No problem; Lalo doesn’t require an invitation. He waits for Marguerite to leave the next morning and enters her house to snoop through Werner’s things. Notebooks provide no clues; the stack of sympathy cards are unhelpful. But then, just as Marguerite makes a surprise return to retrieve her forgotten phone, Lalo spots a slide rule encased in Lucite and engraved, “With Love, The Boys,” the very memento we see being crafted in the “Black And Blue” opening.
In the tense moments of the final scene, Lalo, with gun and silencer drawn, looks at the bottom of the memento, and sees a name just as Marguerite comes walking up the stairs. She enters the room, glances at Werner’s memento, and walks over to close a window. Lalo is already gone, off to his next destination— perhaps another research jaunt to the manufacturer of Lucite-encased tchotchkes?—before heading off to his ultimate trip, a fight with the Chicken Man.
At least Lalo has a definitive goal in mind to appease the wrongs he feels have been perpetrated against his family, and he’s taking a slow, steady path to see it through. Kim and the usually unflappable Gus have allowed themselves to be shaken by a threat currently unseen, while longtime enemies Jimmy and Howard just can’t quit each other. And the meticulously plotted storytelling of Gilligan and Gould keep us wondering which of them will remain standing at the end.
Stray observations
- Howard runs down the list of what he knows are Jimmy’s shenanigans, saying he knows Jimmy wants to get caught. Is there maybe some truth to that? Jimmy has been ambivalent about Kim’s plan to get the Sandpiper money since she first seriously suggested it. Getting caught might be a way to try to end it. How else can you explain how such experienced hustlers would make the obvious mistake of tying their biggest stunt so far to Kim being with Cliff when he witnessed (Fake) Howard in the car with Wendy? That detail is what immediately let Howard know Jimmy was involved and that he needed to hire a P.I.

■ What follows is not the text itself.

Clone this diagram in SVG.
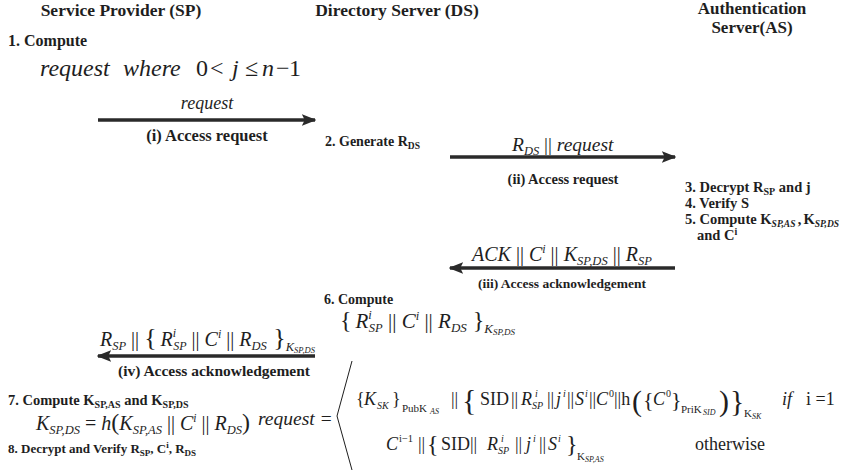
<svg xmlns="http://www.w3.org/2000/svg" width="851" height="473" viewBox="0 0 851 473" font-family="'Liberation Serif', 'DejaVu Serif', serif">
  <style>
    text { font-family: "Liberation Serif", "DejaVu Serif", serif; fill: #1e1e1e; }
    .hd { font-size: 17.5px; font-weight: bold; text-anchor: middle; }
    .st { font-size: 14px; font-weight: bold; }
    .lb { font-size: 14.5px; font-weight: bold; text-anchor: middle; }
    .mi { font-style: italic; }
    .arrow { stroke: #2a2a2a; stroke-width: 3.5; fill: none; }
  </style>
  <defs>
    <marker id="head" viewBox="0 0 10 8" refX="9" refY="4" markerWidth="4.2" markerHeight="3.4" orient="auto" markerUnits="strokeWidth">
      <path d="M0,0 L10,4 L0,8 L2,4 Z" fill="#2a2a2a"/>
    </marker>
  </defs>

  <!-- Service Provider column -->
  <g id="sp-node">
    <text class="hd" x="121" y="16">Service Provider (SP)</text>
    <text class="st" x="8" y="46" style="font-size:16px">1. Compute</text>
    <text x="40" y="76" font-size="24"><tspan class="mi">request</tspan><tspan class="mi" x="123">where</tspan><tspan x="196">0</tspan><tspan x="210">&lt;</tspan><tspan class="mi" x="232">j</tspan><tspan x="245">≤</tspan><tspan class="mi" x="262">n</tspan><tspan x="276">−</tspan><tspan x="289">1</tspan></text>
    <text class="st" x="8" y="405" style="font-size:14.5px">7. Compute  K<tspan font-size="10" dy="2.5">SP,AS</tspan><tspan dy="-2.5"> and K</tspan><tspan font-size="10" dy="2.5">SP,DS</tspan></text>
    <text x="36" y="430" font-size="20"><tspan class="mi">K</tspan><tspan class="mi" font-size="12.5" dy="4">SP,DS</tspan><tspan dy="-4"> = </tspan><tspan class="mi">h</tspan><tspan font-size="24">(</tspan><tspan class="mi">K</tspan><tspan class="mi" font-size="12.5" dy="4">SP,AS</tspan><tspan dy="-4"> || </tspan><tspan class="mi">C</tspan><tspan class="mi" font-size="11.5" dy="-8">i</tspan><tspan dy="8"> || </tspan><tspan class="mi">R</tspan><tspan class="mi" font-size="12.5" dy="4">DS</tspan><tspan font-size="24" dy="-4">)</tspan></text>
    <text class="st" x="8" y="453" style="font-size:13px">8. Decrypt and Verify R<tspan font-size="9" dy="3">SP</tspan><tspan dy="-3">, C</tspan><tspan font-size="9" dy="-5">i</tspan><tspan dy="5">, R</tspan><tspan font-size="9" dy="3">DS</tspan></text>
  </g>

  <!-- Directory Server column -->
  <g id="ds-node">
    <text class="hd" x="397" y="16">Directory Server (DS)</text>
    <text class="st" x="325" y="146">2. Generate  R<tspan font-size="9.5" dy="3">DS</tspan></text>
    <text class="st" x="324" y="304">6. Compute</text>
    <text x="340" y="328" font-size="21"><tspan font-size="24">{</tspan><tspan class="mi" dx="4">R</tspan><tspan class="mi" font-size="12.5" dy="-9">i</tspan><tspan class="mi" font-size="12.5" dx="-3" dy="13">SP</tspan><tspan dy="-4"> || </tspan><tspan class="mi">C</tspan><tspan class="mi" font-size="12.5" dy="-8">i</tspan><tspan dy="8"> || </tspan><tspan class="mi">R</tspan><tspan class="mi" font-size="13" dy="4">DS</tspan><tspan font-size="24" dy="-4"> }</tspan><tspan class="mi" font-size="13" dy="5">K</tspan><tspan class="mi" font-size="9" dy="2">SP,DS</tspan></text>

    <!-- piecewise definition of request -->
    <text class="mi" x="258" y="425" font-size="19.5">request =</text>
    <path d="M352,361 L337,416 L352,470" fill="none" stroke="#1e1e1e" stroke-width="1"/>
    <text y="405" font-size="18">
      <tspan x="356">{</tspan><tspan class="mi" x="364">K</tspan><tspan class="mi" font-size="10" x="377" y="409">SK</tspan>
      <tspan x="392" y="405">}</tspan><tspan font-size="11" x="402" y="412">PubK</tspan><tspan class="mi" font-size="8" x="430" y="414">AS</tspan>
      <tspan x="451" y="405">||</tspan><tspan font-size="30" x="462" y="410">{</tspan>
      <tspan x="480" y="405">SID</tspan><tspan x="511">||</tspan>
      <tspan class="mi" x="521">R</tspan><tspan class="mi" font-size="10" x="535" y="397">i</tspan><tspan class="mi" font-size="10" x="532" y="409">SP</tspan>
      <tspan x="547" y="405">||</tspan><tspan class="mi" x="556">j</tspan><tspan class="mi" font-size="10" x="563" y="397">i</tspan>
      <tspan x="567" y="405">||</tspan><tspan class="mi" x="575">S</tspan><tspan class="mi" font-size="10" x="585" y="397">i</tspan>
      <tspan x="589" y="405">||</tspan><tspan class="mi" x="596">C</tspan><tspan font-size="10" x="609" y="397">0</tspan>
      <tspan x="614" y="405">||h</tspan><tspan font-size="30" x="632" y="411">(</tspan>
      <tspan font-size="22" x="643" y="407">{</tspan><tspan class="mi" x="653" y="405">C</tspan><tspan font-size="10" x="666" y="397">0</tspan>
      <tspan font-size="22" x="671" y="407">}</tspan><tspan font-size="11" x="681" y="413">PriK</tspan><tspan class="mi" font-size="8" x="703" y="415">SID</tspan>
      <tspan font-size="30" x="719" y="411">)</tspan><tspan font-size="30" x="730" y="411">}</tspan>
      <tspan font-size="11" x="744" y="417">K</tspan><tspan class="mi" font-size="8" x="752" y="419">SK</tspan>
    </text>
    <text y="405" font-size="18"><tspan class="mi" x="782">if</tspan><tspan x="806">i =1</tspan></text>
    <text y="450" font-size="18">
      <tspan class="mi" x="386">C</tspan><tspan font-size="10.5" x="399" y="442">i−1</tspan>
      <tspan x="418" y="450">||</tspan><tspan font-size="24" x="427" y="452">{</tspan>
      <tspan x="441" y="450">SID||</tspan>
      <tspan class="mi" x="487">R</tspan><tspan class="mi" font-size="10" x="501" y="442">i</tspan><tspan class="mi" font-size="10" x="498" y="454">SP</tspan>
      <tspan x="515" y="450">||</tspan><tspan class="mi" x="526">j</tspan><tspan class="mi" font-size="10" x="533" y="442">i</tspan>
      <tspan x="539" y="450">||</tspan><tspan class="mi" x="548">S</tspan><tspan class="mi" font-size="10" x="558" y="442">i</tspan>
      <tspan font-size="24" x="566" y="452">}</tspan>
      <tspan font-size="11" x="577" y="460">K</tspan><tspan class="mi" font-size="8" x="585" y="462">SP,AS</tspan>
    </text>
    <text x="695" y="450" font-size="18">otherwise</text>
  </g>

  <!-- Authentication Server column -->
  <g id="as-node">
    <text class="hd" x="752" y="14" style="font-size:17px">Authentication</text>
    <text class="hd" x="752" y="33" style="font-size:17px">Server(AS)</text>
    <text class="st" x="685" y="192" style="font-size:14.5px">3. Decrypt R<tspan font-size="10" dy="3">SP</tspan><tspan dy="-3"> and j</tspan></text>
    <text class="st" x="685" y="208" style="font-size:14.5px">4. Verify S</text>
    <text class="st" x="685" y="224" style="font-size:14.5px">5. Compute K<tspan class="mi" font-size="9.5" dy="3">SP,AS </tspan><tspan dy="-3">,</tspan><tspan dx="2">K</tspan><tspan class="mi" font-size="9.5" dy="3">SP,DS</tspan></text>
    <text class="st" x="697" y="240" style="font-size:14.5px">and C<tspan font-size="10" dy="-5">i</tspan></text>
  </g>

  <!-- Messages -->
  <g id="connectors">
    <line class="arrow" x1="98" y1="120" x2="315" y2="120" marker-end="url(#head)"/>
    <text class="mi" x="207" y="109" font-size="18" text-anchor="middle">request</text>
    <text class="lb" x="207" y="141" style="font-size:16.5px">(i) Access request</text>

    <line class="arrow" x1="450" y1="157" x2="675" y2="157" marker-end="url(#head)"/>
    <text x="512" y="151" font-size="19.5"><tspan class="mi">R</tspan><tspan class="mi" font-size="12.5" dy="4">DS</tspan><tspan dy="-4"> || </tspan><tspan class="mi">request</tspan></text>
    <text class="lb" x="563" y="184">(ii) Access request</text>

    <line class="arrow" x1="675" y1="268" x2="450" y2="268" marker-end="url(#head)"/>
    <text x="472" y="261" font-size="20"><tspan class="mi">ACK</tspan><tspan> || </tspan><tspan class="mi">C</tspan><tspan class="mi" font-size="12" dy="-8">i</tspan><tspan dy="8"> || </tspan><tspan class="mi">K</tspan><tspan class="mi" font-size="12.5" dy="4">SP,DS</tspan><tspan dy="-4"> || </tspan><tspan class="mi">R</tspan><tspan class="mi" font-size="12.5" dy="4">SP</tspan></text>
    <text class="lb" x="562" y="288" style="font-size:13.5px">(iii) Access acknowledgement</text>

    <line class="arrow" x1="315" y1="356" x2="98" y2="356" marker-end="url(#head)"/>
    <text x="100" y="346" font-size="20"><tspan class="mi">R</tspan><tspan class="mi" font-size="12.5" dy="4">SP</tspan><tspan dy="-4"> || </tspan><tspan font-size="26">{</tspan><tspan class="mi" dx="4">R</tspan><tspan class="mi" font-size="12" dy="-9">i</tspan><tspan class="mi" font-size="12" dx="-3" dy="13">SP</tspan><tspan dy="-4"> || </tspan><tspan class="mi">C</tspan><tspan class="mi" font-size="12" dy="-8">i</tspan><tspan dy="8"> || </tspan><tspan class="mi">R</tspan><tspan class="mi" font-size="12.5" dy="4">DS</tspan><tspan font-size="26" dy="-4"> }</tspan><tspan class="mi" font-size="12.5" dy="5">K</tspan><tspan class="mi" font-size="8.5" dy="2">SP,DS</tspan></text>
    <text class="lb" x="214" y="376" style="font-size:15.5px">(iv) Access acknowledgement</text>
  </g>
</svg>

- And speaking of that P.I., he’s following Jimmy, but aren’t Mike’s men also still following Jimmy and Kim? So does that mean Mike’s men will start tailing H.O.’s tail? That could lead to some ruckus.
- Francesca (the fantastic Tina Parker) is back as Saul’s secretary, and all it cost him was a signing bonus, doubling her Motor Vehicle Bureau salary, and giving her some say in decorating his new strip mall office. Is she going to be the one responsible for securing the giant Statue of Liberty inflatable for him?
- Mike was crushed by his orders to kill Werner, but he (supposedly) sent Werner’s men home with their pay. Did they actually make it home, or was the fact that none of them visited Marguerite after Werner’s death actually because Gus had them killed as a “full measure” of keeping the lab project a secret? Was the stack of sympathy cards and the slide rule memento Lalo found in Werner’s office just more cover up sent by Gus to keep Marguerite from asking more questions about Werner?
- How fastidious is Gus about Los Pollos Hermanos’ operations? When he is doing a walkthrough of the kitchen, before his Spidey senses start tingling and make him think Lalo danger might be afoot, he can’t even step past a row of uniform visors hanging on the wall without ever so slightly straightening one of them.
- As if trying to talk Gus down from scrubbing the bathtub with a toothbrush isn’t enough, Mike has to enter Gus’s two-household lair by laying down in the back of a car driven by Mrs. Ryman. No wonder he emits one of the all-time best Ehrmantraut grunts when he climbs out.
- The only way Gus was finally calmed was by taking a trip to the still unfinished super-lab, where he seemed to take a certain measurement by walking it before removing something from the holster around his ankle and planting it beside a piece of construction equipment. Are those Spidey senses telling Gus he and Lalo are going to meet up there?